Can the numbers (any numbers) from Chairman O’s administration be trusted? Not by me.
So let me see if I have this right: We upended the entire health insurance industry and spent billions of dollars and the uninsured rate is almost as low as when Bush left the White House?
Full Stop. The sea levels have lowered, so sayeth Hussein O.
Oooooooh Hussein, the Great and Mighty.
Everything that the left promotes is a lie, including all the Obamacare numbers.
They promote ideas and such purely as a tactical matter to achieve and hold power.
That’s why there is no consistency and positions change and individuals who clearly violate their promoted positions are protected as long a they support the current party line. That’s how the left can support Islamism even though it nominally violates any number of their promoted positions, but it does promote totalitarianism and the defeat of the west.
And of course Nazism, fascism, socialism, Communism, progressivism don’t EVER work. But the left doesn’t care because it gives them power, the sole reason for their existence.
Daniel Flynn wrote a book on American utopian societies and groups through our history (A Conservative History of the American Left). One thing to note is that they all have failed.
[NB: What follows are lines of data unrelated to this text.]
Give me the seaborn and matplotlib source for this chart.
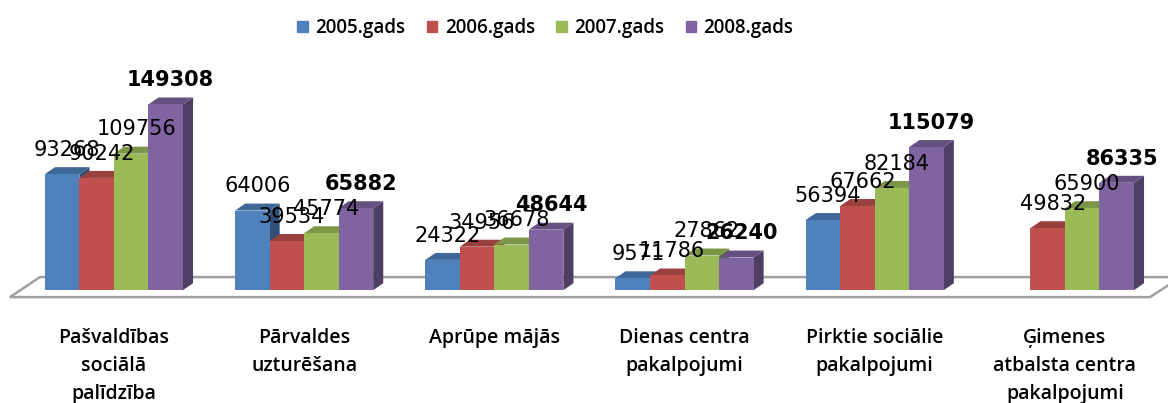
import matplotlib
matplotlib.use("Agg")
import matplotlib.pyplot as plt
import seaborn as sns
import pandas as pd
import numpy as np
from matplotlib.patches import Polygon
from matplotlib.colors import to_rgb

categories = [
    "Pašvaldības\nsociālā\npalīdzība",
    "Pārvaldes\nuzturēšana",
    "Aprūpe mājās",
    "Dienas centra\npakalpojumi",
    "Pirktie sociālie\npakalpojumi",
    "Ģimenes\natbalsta centra\npakalpojumi",
]
years = ["2005.gads", "2006.gads", "2007.gads", "2008.gads"]
v2005 = [93268, 64006, 24322, 9571, 56394, np.nan]
v2006 = [90242, 39534, 34956, 11786, 67662, 49832]
v2007 = [109756, 45774, 36678, 27862, 82184, 65900]
v2008 = [149308, 65882, 48644, 26240, 115079, 86335]
colors = ["#4F81BD", "#C0504D", "#9BBB59", "#8064A2"]

rows = []
for yr, vals in zip(years, [v2005, v2006, v2007, v2008]):
    for cat, v in zip(categories, vals):
        rows.append({"cat": cat, "year": yr, "value": v})
df = pd.DataFrame(rows)

sns.set_style("white")
plt.rcParams["font.family"] = ["DejaVu Sans"]

fig = plt.figure(figsize=(11.68, 4.03), dpi=100)
ax = fig.add_axes([0.0, 0.28, 1.0, 0.571])

sns.barplot(data=df, x="cat", y="value", hue="year", palette=colors,
            width=0.726, ax=ax, saturation=1, edgecolor="none", legend=False)

ax.set_xlim(-0.599, 5.542)
ax.set_ylim(0, 185000)

# 3D depth in data units
dx = 0.053
dy = 5600

def shade(c, f):
    r, g, b = to_rgb(c)
    return (r * f, g * f, b * f)

# floor
floor = Polygon([(-0.547, -5600), (5.447, -5600), (5.61, 10500), (-0.389, 10500)],
                closed=True, facecolor="white", edgecolor="#a0a0a0", lw=1.8,
                zorder=0.5, clip_on=False)
ax.add_patch(floor)

for i, cont in enumerate(ax.containers):
    col = colors[i]
    for bar, v in zip(cont, [v2005, v2006, v2007, v2008][i]):
        if np.isnan(v):
            continue
        x0 = bar.get_x()
        w = bar.get_width()
        h = bar.get_height()
        bar.set_zorder(3)
        side = Polygon([(x0 + w, 0), (x0 + w + dx, dy), (x0 + w + dx, h + dy), (x0 + w, h)],
                       closed=True, facecolor=shade(col, 0.62), edgecolor="none", zorder=2.9)
        top = Polygon([(x0, h), (x0 + dx, h + dy), (x0 + w + dx, h + dy), (x0 + w, h)],
                      closed=True, facecolor=shade(col, 0.8), edgecolor="none", zorder=2.9)
        ax.add_patch(side)
        ax.add_patch(top)
        ax.text(x0 + w / 2 + dx / 2, h + dy + 9000, f"{int(v)}", ha="center", va="baseline",
                fontsize=15, fontweight="bold" if i == 3 else "normal",
                color="black", zorder=5)

sns.despine(ax=ax, left=True, bottom=True)
ax.set_yticks([])
ax.set_xlabel("")
ax.set_ylabel("")
ax.set_xticks(range(len(categories)))
ax.set_xticklabels(categories, fontsize=14, linespacing=1.55, color="black",
                   family=["Open Sans", "DejaVu Sans"], fontweight="semibold", va="top")
ax.tick_params(axis="x", length=0, pad=27)

handles = [plt.Rectangle((0, 0), 1, 1, color=c) for c in colors]
leg = fig.legend(handles, years, loc="center", bbox_to_anchor=(0.467, 0.93), ncol=4,
                 frameon=False, handlelength=0.55, handleheight=0.55,
                 columnspacing=1.15, handletextpad=0.4,
                 prop={"family": ["Open Sans", "DejaVu Sans"], "weight": "semibold", "size": 13.5})
for t in leg.get_texts():
    t.set_color("black")

fig.savefig("out.png", dpi=100)
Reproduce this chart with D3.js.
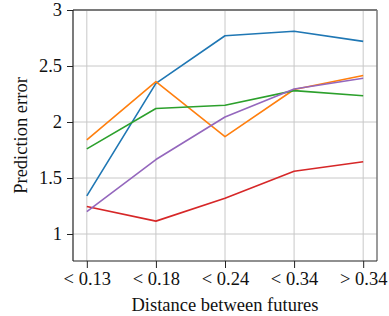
<!DOCTYPE html>
<html><head><meta charset="utf-8">
<script src="https://cdn.jsdelivr.net/npm/d3@7"></script>
<style>html,body{margin:0;padding:0;background:#fff;}svg{display:block;}</style>
</head><body>
<script>
const categories = ["< 0.13", "< 0.18", "< 0.24", "< 0.34", "> 0.34"];
const yTicks = [1, 1.5, 2, 2.5, 3];
const seriesBlue   = [1.34, 2.345, 2.77, 2.81, 2.72];
const seriesOrange = [1.84, 2.36, 1.87, 2.29, 2.415];
const seriesGreen  = [1.76, 2.12, 2.15, 2.28, 2.235];
const seriesRed    = [1.245, 1.115, 1.32, 1.56, 1.645];
const seriesPurple = [1.20, 1.665, 2.045, 2.295, 2.39];
const series = [
  {values: seriesBlue, color: "#1f77b4"},
  {values: seriesOrange, color: "#ff7f0e"},
  {values: seriesGreen, color: "#2ca02c"},
  {values: seriesRed, color: "#d62728"},
  {values: seriesPurple, color: "#9467bd"}
];
const W = 389, H = 316;
const L = 73, R = 377, T = 10, B = 261;
const font = "'Liberation Serif', 'Times New Roman', serif";
const fs = 18.5;

const svg = d3.select("body").append("svg").attr("width", W).attr("height", H);
const x = d3.scalePoint().domain(categories).range([L, R]).padding(0.2);
const y = d3.scaleLinear().domain([3 - (B - T) / 112, 3]).range([B, T]);

// grid
svg.append("g").selectAll("line").data(categories).join("line")
  .attr("x1", d => x(d)).attr("x2", d => x(d)).attr("y1", T).attr("y2", B)
  .attr("stroke", "#c8c8c8").attr("stroke-width", 1);
svg.append("g").selectAll("line").data(yTicks).join("line")
  .attr("x1", L).attr("x2", R).attr("y1", d => y(d)).attr("y2", d => y(d))
  .attr("stroke", "#c8c8c8").attr("stroke-width", 1);

// lines
const line = d3.line().x((d, i) => x(categories[i])).y(d => y(d));
series.forEach(s => {
  svg.append("path").datum(s.values).attr("d", line)
    .attr("fill", "none").attr("stroke", s.color).attr("stroke-width", 1.6)
    .attr("stroke-linejoin", "round");
});

// frame top/right
svg.append("line").attr("x1", L).attr("x2", R).attr("y1", T).attr("y2", T)
  .attr("stroke", "#7a7a7a").attr("stroke-width", 2);
svg.append("line").attr("x1", R).attr("x2", R).attr("y1", T).attr("y2", B)
  .attr("stroke", "#7a7a7a").attr("stroke-width", 1.5);

// axes
const xAxis = d3.axisBottom(x).tickSize(7).tickPadding(4);
const gx = svg.append("g").attr("transform", `translate(0,${B})`).call(xAxis);
const yAxis = d3.axisLeft(y).tickValues(yTicks).tickFormat(d3.format("~g")).tickSize(6).tickPadding(5);
const gy = svg.append("g").attr("transform", `translate(${L},0)`).call(yAxis);
[gx, gy].forEach(g => {
  g.select(".domain").attr("stroke", "#222").attr("stroke-width", 1.2);
  g.selectAll(".tick line").attr("stroke", "#222").attr("stroke-width", 1);
  g.selectAll("text").attr("font-family", font).attr("font-size", fs).attr("fill", "#111");
});
gx.select(".domain").attr("d", `M${L},0H${R}`);
gy.select(".domain").attr("d", `M0,${B}V${T}`);

// axis labels
svg.append("text").attr("x", (L + R) / 2).attr("y", 311).attr("text-anchor", "middle")
  .attr("font-family", font).attr("font-size", fs).attr("fill", "#111")
  .text("Distance between futures");
svg.append("text").attr("transform", `translate(27,${(T + B) / 2}) rotate(-90)`)
  .attr("text-anchor", "middle")
  .attr("font-family", font).attr("font-size", fs).attr("fill", "#111")
  .text("Prediction error");
</script>
</body></html>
But of course no one on the left cares to take any practical lessons from that fact.
Unfortunately my faith in the Republican Party and the voting public is very very low so I think we, like Britain with the NHS are going to be stuck with Obamacare for at least the next several generations.
I agree, Harold. We are now in the era of oligarchs and a capricious all-powerful ruling class.
Late 2008 – Oh, you mean back when most Americans still had decent jobs with benefits?
Make no mistake The progressive left finds widespread unemployment and underemployment expedient to its goals.
Wait until people see the full power of the Leftist alliance. They’ll be surprised.
I am amused at many of the comments people write these days at places like NRO. It’s like the frog realizing the water is boiling.